The Department of Transportation announced on Friday that it is canceling $679 million in federal funding for a dozen infrastructure projects intended to support offshore wind power development in the United States. The move marks the latest step in President Donald Trump’s ongoing campaign to slow or halt renewable energy initiatives across the country.
The largest single cut affects the Humboldt Bay Offshore Wind project in northern California, which loses roughly $427 million in federal support. The project had been planned as a major marine terminal for assembling and launching wind turbines, contributing to California’s ambitious goal of building 25 gigawatts of offshore wind capacity by 2045. Other affected projects include staging areas and port upgrades in Maryland, New Jersey, New York, Connecticut, Rhode Island, Massachusetts, North Carolina, and Virginia, which had been designed to serve as critical hubs for turbine construction, transport, and logistics.
“Wasteful, wind projects are using resources that could otherwise go towards revitalizing America’s maritime industry,” Transportation Secretary Sean Duffy said in a statement, explaining that the funding would be redirected to domestic port upgrades and other infrastructure initiatives where possible. The cuts, however, have sparked concern across the renewable energy sector, which warns that delaying or halting offshore wind projects could drive up electricity costs and hinder the United States’ transition to cleaner energy sources.
Trump’s administration has consistently targeted wind energy since he took office, initially halting new leases for offshore projects. In recent days, the White House has escalated its efforts, including last week’s order from the Department of the Interior to halt work on Denmark’s Orsted A/S Revolution Wind project off New England’s coast—a fully permitted project that is reportedly 80% complete.
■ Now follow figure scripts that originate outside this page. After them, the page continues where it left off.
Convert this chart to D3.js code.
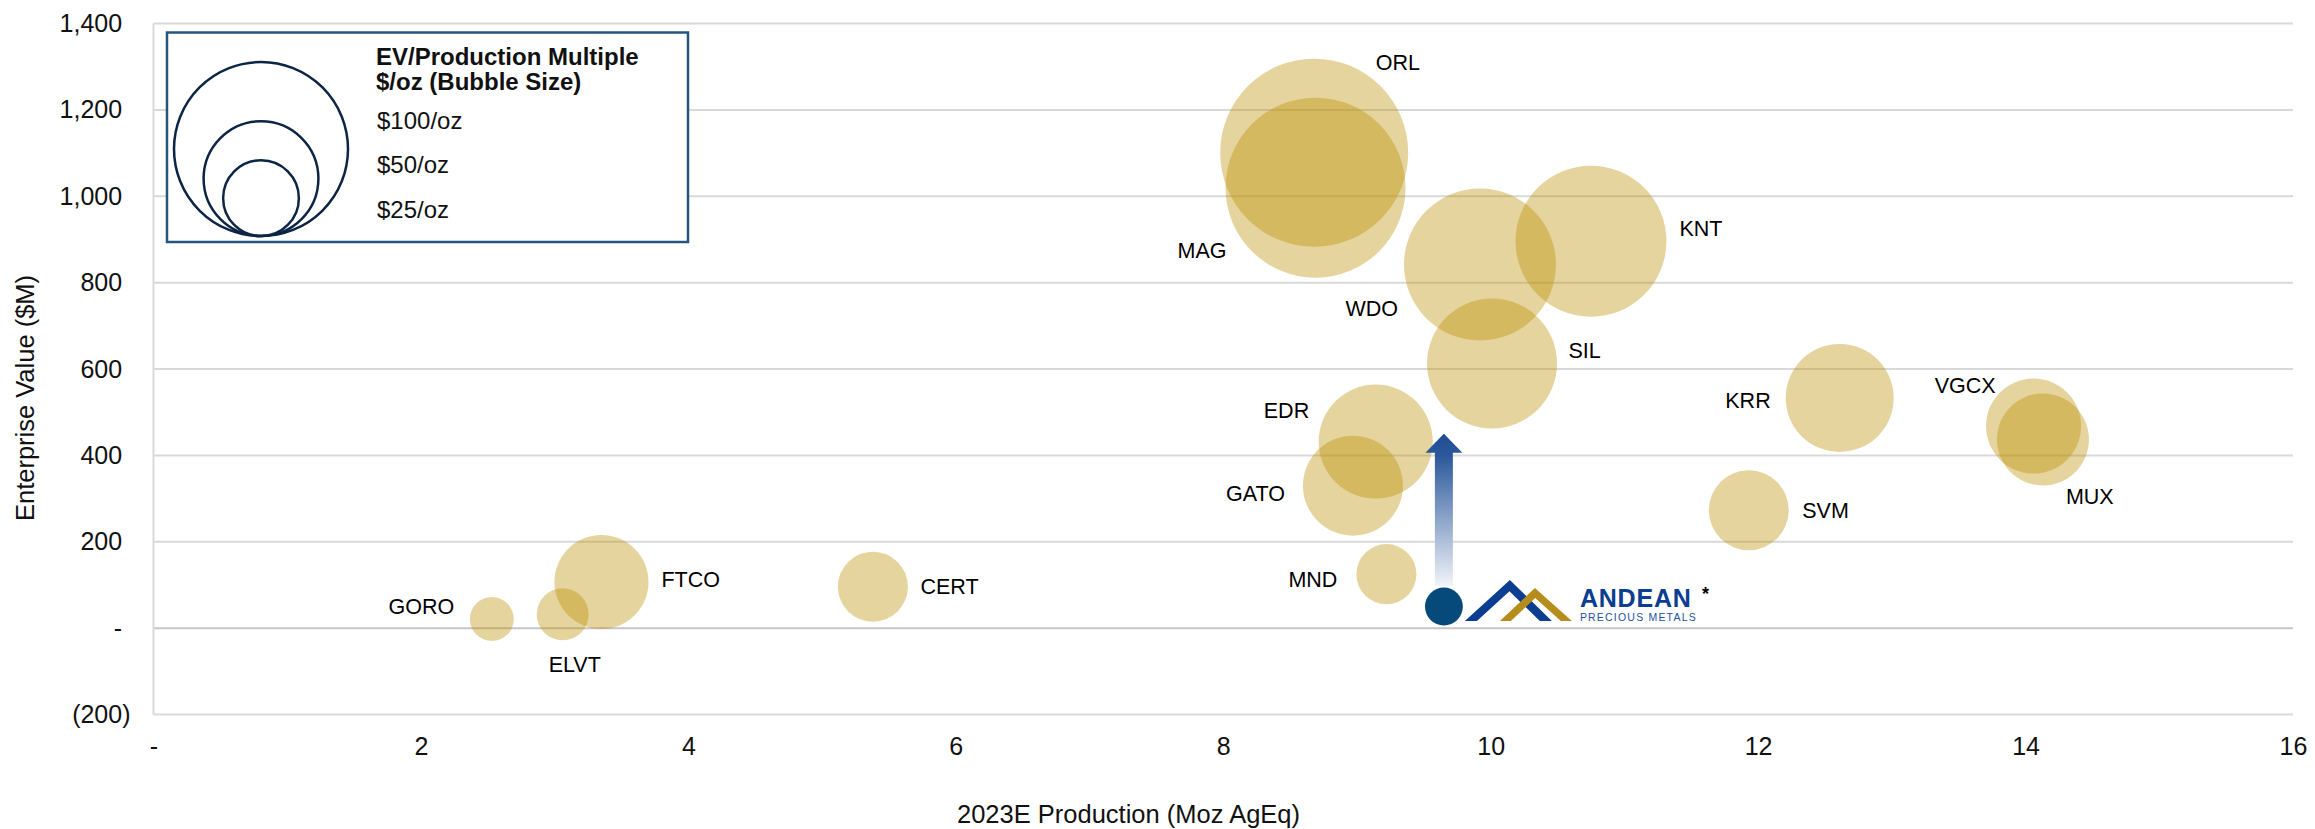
<!DOCTYPE html>
<html>
<head>
<meta charset="utf-8">
<script src="https://cdn.jsdelivr.net/npm/d3@7"></script>
<style>
  body { margin: 0; background: #fff; }
  svg { display: block; font-family: Arial, "Liberation Sans", sans-serif; }
</style>
</head>
<body>
<svg id="chart" width="2315" height="829"></svg>
<script>
// Peer group: 2023E production (Moz AgEq), EV ($M), EV/production multiple ($/oz)
const companies = ["GORO", "ELVT", "FTCO", "CERT", "MAG", "ORL", "GATO", "EDR", "MND", "WDO", "SIL", "KNT", "SVM", "KRR", "VGCX", "MUX"];
const production = [2.53, 3.06, 3.35, 5.38, 8.69, 8.68, 8.97, 9.14, 9.22, 9.92, 10.01, 10.75, 11.93, 12.61, 14.06, 14.13];
const enterpriseValue = [21, 32, 107, 96, 1020, 1101, 330, 432, 125, 842, 613, 896, 273, 533, 468, 437];
const evMultiple = [7.0, 9.8, 32.1, 17.8, 117.6, 128.3, 36.3, 47.2, 13.1, 83.8, 61.3, 82.7, 23.2, 42.3, 32.8, 30.7];

// Andean Precious Metals
const andeanProduction = 9.65;
const andeanEV = 50;
const andeanMultiple = 5.2;
const andeanTargetEV = 450;

// axes + legend
const xTicks = [0, 2, 4, 6, 8, 10, 12, 14, 16];
const yTicks = [-200, 0, 200, 400, 600, 800, 1000, 1200, 1400];
const legendValues = [100, 50, 25];
const legendLabels = ["$100/oz", "$50/oz", "$25/oz"];

// label placement relative to bubble centre: [dx, dy, anchor]
const labelPos = {
  GORO: [-37.5, -5, "end"], ELVT: [-14, 58, "start"], FTCO: [60, 5, "start"], CERT: [47.5, 7.5, "start"],
  MAG: [-89, 70, "end"], ORL: [61.5, -83, "start"], GATO: [-68, 15.5, "end"], EDR: [-66.5, -24, "end"],
  MND: [-49, 13, "end"], WDO: [-82, 51, "end"], SIL: [76.5, -5, "start"], KNT: [88.5, -5.5, "start"],
  SVM: [53.5, 8, "start"], KRR: [-69, 10.5, "end"], VGCX: [-38, -33.5, "end"], MUX: [23, 65, "start"]
};

const svg = d3.select("#chart");
const plotL = 153.5, plotR = 2293, plotT = 23.6, plotB = 714.5;

const x = d3.scaleLinear().domain([0, 16]).range([plotL, plotR]);
const y = d3.scaleLinear().domain([-200, 1400]).range([plotB, plotT]);
const r = d3.scaleSqrt().domain([0, 100]).range([0, 83]);

const fmtY = d => d < 0 ? `(${d3.format(",")(-d)})` : d === 0 ? "-" : d3.format(",")(d);

// gridlines
svg.append("g")
  .selectAll("line")
  .data(yTicks)
  .join("line")
  .attr("x1", plotL).attr("x2", plotR)
  .attr("y1", d => y(d)).attr("y2", d => y(d))
  .attr("stroke", d => d === 0 ? "#c6c6c6" : "#d9d9d9")
  .attr("stroke-width", 2);

svg.append("line")
  .attr("x1", plotL).attr("x2", plotL)
  .attr("y1", plotT).attr("y2", plotB)
  .attr("stroke", "#d9d9d9").attr("stroke-width", 2);

// y tick labels (accounting style: positives padded with hidden ")")
const yAxis = svg.append("g")
  .attr("transform", `translate(${plotL},0)`)
  .call(d3.axisLeft(y).tickValues(yTicks).tickSize(0).tickPadding(23).tickFormat(fmtY));
yAxis.select(".domain").remove();
yAxis.selectAll("text")
  .attr("font-size", 25).attr("font-family", null).attr("fill", "#111")
  .each(function(d) { if (d >= 0) d3.select(this).append("tspan").attr("fill-opacity", 0).text(")"); });

const xAxis = svg.append("g")
  .attr("transform", `translate(0,${plotB})`)
  .call(d3.axisBottom(x).tickValues(xTicks).tickSize(0).tickPadding(22.5).tickFormat(d => d === 0 ? "-" : d));
xAxis.select(".domain").remove();
xAxis.selectAll("text").attr("font-size", 25).attr("font-family", null).attr("fill", "#111");

// axis titles
svg.append("text")
  .attr("x", 957).attr("y", 823)
  .attr("font-size", 25.5).attr("fill", "#111")
  .text("2023E Production (Moz AgEq)");

svg.append("text")
  .attr("transform", "translate(34,398) rotate(-90)")
  .attr("text-anchor", "middle")
  .attr("font-size", 25.5).attr("fill", "#111")
  .text("Enterprise Value ($M)");

// legend
const lg = svg.append("g");
lg.append("rect")
  .attr("x", 167).attr("y", 32.5).attr("width", 521).attr("height", 209.5)
  .attr("fill", "#fff").attr("stroke", "#24557f").attr("stroke-width", 2.5);
const rLegend = d3.scalePow().exponent(0.6).domain([0, 100]).range([0, 87]);
lg.selectAll("circle")
  .data(legendValues)
  .join("circle")
  .attr("cx", 261)
  .attr("cy", d => 236 - rLegend(d))
  .attr("r", d => rLegend(d))
  .attr("fill", "none").attr("stroke", "#0d2545").attr("stroke-width", 2.5);
lg.append("text").attr("x", 376).attr("y", 64.5)
  .attr("font-size", 24).attr("font-weight", "bold").attr("fill", "#111")
  .text("EV/Production Multiple");
lg.append("text").attr("x", 376).attr("y", 90)
  .attr("font-size", 24).attr("font-weight", "bold").attr("fill", "#111")
  .text("$/oz (Bubble Size)");
lg.selectAll("text.item")
  .data(legendLabels)
  .join("text")
  .attr("class", "item")
  .attr("x", 377).attr("y", (d, i) => 128.5 + i * 44.5)
  .attr("font-size", 24).attr("fill", "#111")
  .text(d => d);

// bubbles
const peers = companies.map((c, i) => ({ name: c, prod: production[i], ev: enterpriseValue[i], mult: evMultiple[i] }));

svg.append("g")
  .selectAll("circle")
  .data(peers)
  .join("circle")
  .attr("cx", d => x(d.prod))
  .attr("cy", d => y(d.ev))
  .attr("r", d => r(d.mult))
  .attr("fill", "rgb(188,143,0)")
  .attr("fill-opacity", 0.385);

svg.append("g")
  .selectAll("text")
  .data(peers)
  .join("text")
  .attr("x", d => x(d.prod) + labelPos[d.name][0])
  .attr("y", d => y(d.ev) + labelPos[d.name][1])
  .attr("text-anchor", d => labelPos[d.name][2])
  .attr("font-size", 21.5).attr("fill", "#000")
  .text(d => d.name);

// Andean arrow
const ax = x(andeanProduction), ay = y(andeanEV), ar = r(andeanMultiple);
const tipY = y(andeanTargetEV), headY = tipY + 19, shaftBot = ay - ar - 1;

const defs = svg.append("defs");
const grad = defs.append("linearGradient")
  .attr("id", "arrowGrad").attr("gradientUnits", "userSpaceOnUse")
  .attr("x1", 0).attr("x2", 0).attr("y1", tipY).attr("y2", shaftBot);
grad.append("stop").attr("offset", 0).attr("stop-color", "#1f4b94");
grad.append("stop").attr("offset", 0.15).attr("stop-color", "#2d5a9c");
grad.append("stop").attr("offset", 1).attr("stop-color", "#f2f5fa");

svg.append("path")
  .attr("d", `M${ax},${tipY} L${ax + 18.5},${headY} L${ax + 9},${headY} L${ax + 9},${shaftBot} L${ax - 9},${shaftBot} L${ax - 9},${headY} L${ax - 18.5},${headY} Z`)
  .attr("fill", "url(#arrowGrad)");

svg.append("circle")
  .attr("cx", ax).attr("cy", ay).attr("r", ar)
  .attr("fill", "#064a7c");

// Andean logo, anchored to the point
const logo = svg.append("g").attr("transform", `translate(${ax},${ay})`);
const chevron = (o, i) => "M" + o.concat(i).map(p => p.join(",")).join("L") + "Z";
logo.append("path")
  .attr("d", chevron([[21, 14.5], [66, -26.5], [108, 14.5]], [[96, 14.5], [65.6, -15.2], [33, 14.5]]))
  .attr("fill", "#0b3d91");
logo.append("path")
  .attr("d", chevron([[56, 14.5], [91, -18.5], [128, 14.5]], [[117, 14.5], [91.3, -8.5], [67, 14.5]]))
  .attr("fill", "#b58d1c");
logo.append("text")
  .attr("x", 136).attr("y", 0.5)
  .attr("font-size", 25).attr("font-weight", "bold").attr("letter-spacing", 0.8)
  .attr("fill", "#0b3d91")
  .text("ANDEAN");
logo.append("text")
  .attr("x", 136).attr("y", 14.5)
  .attr("font-size", 10.5).attr("letter-spacing", 1.2)
  .attr("fill", "#2451a0")
  .text("PRECIOUS METALS");
logo.append("text")
  .attr("x", 258).attr("y", -7)
  .attr("font-size", 18).attr("font-weight", "bold").attr("fill", "#000")
  .text("*");
</script>
</body>
</html>
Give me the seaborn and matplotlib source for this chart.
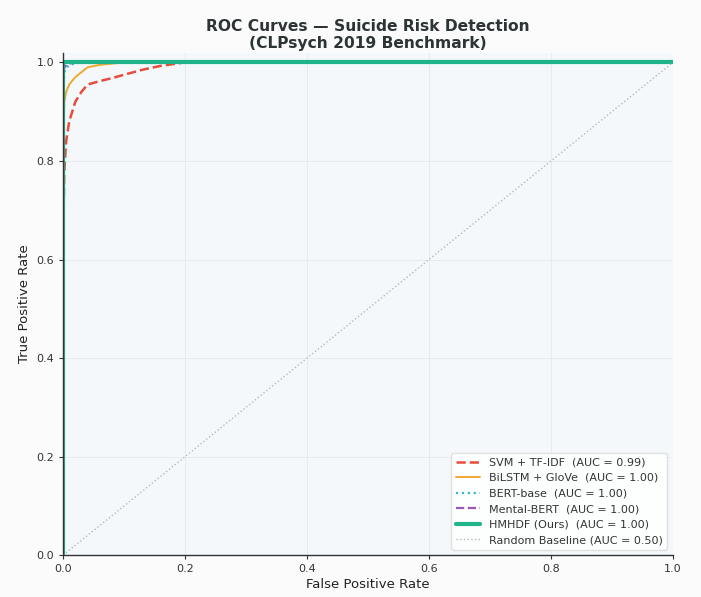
import numpy as np
import matplotlib
matplotlib.use("Agg")
import matplotlib.pyplot as plt
import seaborn as sns

# ROC points
svm_fpr = [0.0, 0.0, 0.002, 0.005, 0.01, 0.02, 0.03, 0.04, 0.06, 0.08, 0.10, 0.13, 0.16, 0.20, 1.0]
svm_tpr = [0.0, 0.62, 0.78, 0.84, 0.88, 0.92, 0.94, 0.955, 0.962, 0.968, 0.975, 0.985, 0.993, 1.0, 1.0]

bilstm_fpr = [0.0, 0.0, 0.002, 0.005, 0.01, 0.02, 0.03, 0.04, 0.06, 0.10, 1.0]
bilstm_tpr = [0.0, 0.80, 0.92, 0.94, 0.955, 0.97, 0.98, 0.99, 0.995, 1.0, 1.0]

bert_fpr = [0.0, 0.0, 0.003, 0.01, 0.03, 1.0]
bert_tpr = [0.0, 0.95, 0.985, 0.995, 1.0, 1.0]

mental_fpr = [0.0, 0.0, 0.002, 0.008, 0.02, 1.0]
mental_tpr = [0.0, 0.97, 0.99, 0.997, 1.0, 1.0]

hmhdf_fpr = [0.0, 0.0, 1.0]
hmhdf_tpr = [0.0, 1.0, 1.0]

rand_fpr = [0.0, 1.0]
rand_tpr = [0.0, 1.0]

labels = [
    "SVM + TF-IDF  (AUC = 0.99)",
    "BiLSTM + GloVe  (AUC = 1.00)",
    "BERT-base  (AUC = 1.00)",
    "Mental-BERT  (AUC = 1.00)",
    "HMHDF (Ours)  (AUC = 1.00)",
    "Random Baseline (AUC = 0.50)",
]

sns.set_style("whitegrid")
plt.rcParams["font.family"] = ["DejaVu Sans"]

fig, ax = plt.subplots(figsize=(7.01, 5.97), dpi=100)
fig.patch.set_facecolor("#fbfbfb")
ax.set_facecolor("#f5f8fb")

sns.lineplot(x=svm_fpr, y=svm_tpr, ax=ax, color="#e74c3c", linestyle="--",
             dashes=(3, 2), linewidth=1.8, label=labels[0], sort=False, estimator=None)
sns.lineplot(x=bilstm_fpr, y=bilstm_tpr, ax=ax, color="#f0a830", linestyle="-",
             linewidth=1.4, label=labels[1], sort=False, estimator=None)
sns.lineplot(x=bert_fpr, y=bert_tpr, ax=ax, color="#3bb4d8", linestyle=":",
             linewidth=1.6, label=labels[2], sort=False, estimator=None)
sns.lineplot(x=mental_fpr, y=mental_tpr, ax=ax, color="#9b59b6", linestyle="--",
             dashes=(4, 2), linewidth=1.6, label=labels[3], sort=False, estimator=None)
sns.lineplot(x=hmhdf_fpr, y=hmhdf_tpr, ax=ax, color="#1fb489", linestyle="-",
             linewidth=3.0, label=labels[4], sort=False, estimator=None)
sns.lineplot(x=rand_fpr, y=rand_tpr, ax=ax, color="#b8b8b8", linestyle=":",
             linewidth=1.0, label=labels[5], sort=False, estimator=None)

ax.set_xlim(0, 1)
ax.set_ylim(0, 1.02)
ax.set_xticks([0.0, 0.2, 0.4, 0.6, 0.8, 1.0])
ax.set_yticks([0.0, 0.2, 0.4, 0.6, 0.8, 1.0])
ax.tick_params(labelsize=8, colors="#333333", length=3, left=True, bottom=True)

ax.set_xlabel("False Positive Rate", fontsize=9.5, color="#222222", labelpad=3)
ax.set_ylabel("True Positive Rate", fontsize=9.5, color="#222222")
ax.set_title("ROC Curves \u2014 Suicide Risk Detection\n(CLPsych 2019 Benchmark)",
             fontsize=11.2, fontweight="bold", color="#2d3436", pad=3)

for spine in ["top", "right"]:
    ax.spines[spine].set_visible(False)
for spine in ["left", "bottom"]:
    ax.spines[spine].set_color("#333333")
    ax.spines[spine].set_linewidth(1.0)

ax.grid(True, color="#e8ebee", linewidth=0.7)

leg = ax.legend(loc="lower right", fontsize=8, frameon=True, framealpha=0.9,
                edgecolor="#dddddd", handlelength=2.2)
for t in leg.get_texts():
    t.set_color("#333333")

fig.subplots_adjust(left=0.09, right=0.96, top=0.912, bottom=0.07)
fig.savefig("out.png", dpi=100, facecolor=fig.get_facecolor())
The work stoppage sent Orsted shares tumbling to a record low, highlighting investor concern over the administration’s approach to renewable energy development.
The canceled funds include:
- Sparrows Point Steel Marshalling Port, Baltimore, MD – $47,392,500
- Bridgeport Port Authority Operations and Maintenance Wind Port, CT – $10,530,000
- Wind Port at Paulsboro, NJ – $20,494,025
- Arthur Kill Terminal, Staten Island, NY – $48,008,231
- Port of Davisville gateway upgrades, RI – $11,250,000
- Norfolk Offshore Wind Logistics Port, VA – $39,265,000
- Humboldt Bay Offshore Wind, CA – $426,719,810
Additional projects that were fully terminated include:
- Redwood Marine Terminal project planning, CA – $8,672,986
- Salem Wind Port project, MA – $33,835,953
- Lake Erie Renewable Energy Resilience project – $11,051,586
- Radio Island rail improvements, NC – $1,679,604
- Portsmouth Marine Terminal offshore wind development, VA – $20,000,000
Industry experts warn that these measures could slow the growth of the U.S. offshore wind sector and undermine investments at a time when other countries, particularly in Europe and Asia, are aggressively expanding renewable capacity. Renewable energy executives caution that ongoing policy uncertainty may lead to higher energy prices for consumers and potentially stifle innovation in green energy infrastructure.
The administration’s actions have sparked broader debate over the balance between short-term economic and industrial priorities and the long-term goal of transitioning to sustainable energy. As the U.S. faces increasing pressure to meet climate commitments, these funding cancellations represent a significant setback for offshore wind development, particularly in states like California, New York, and Massachusetts that have set ambitious clean energy targets.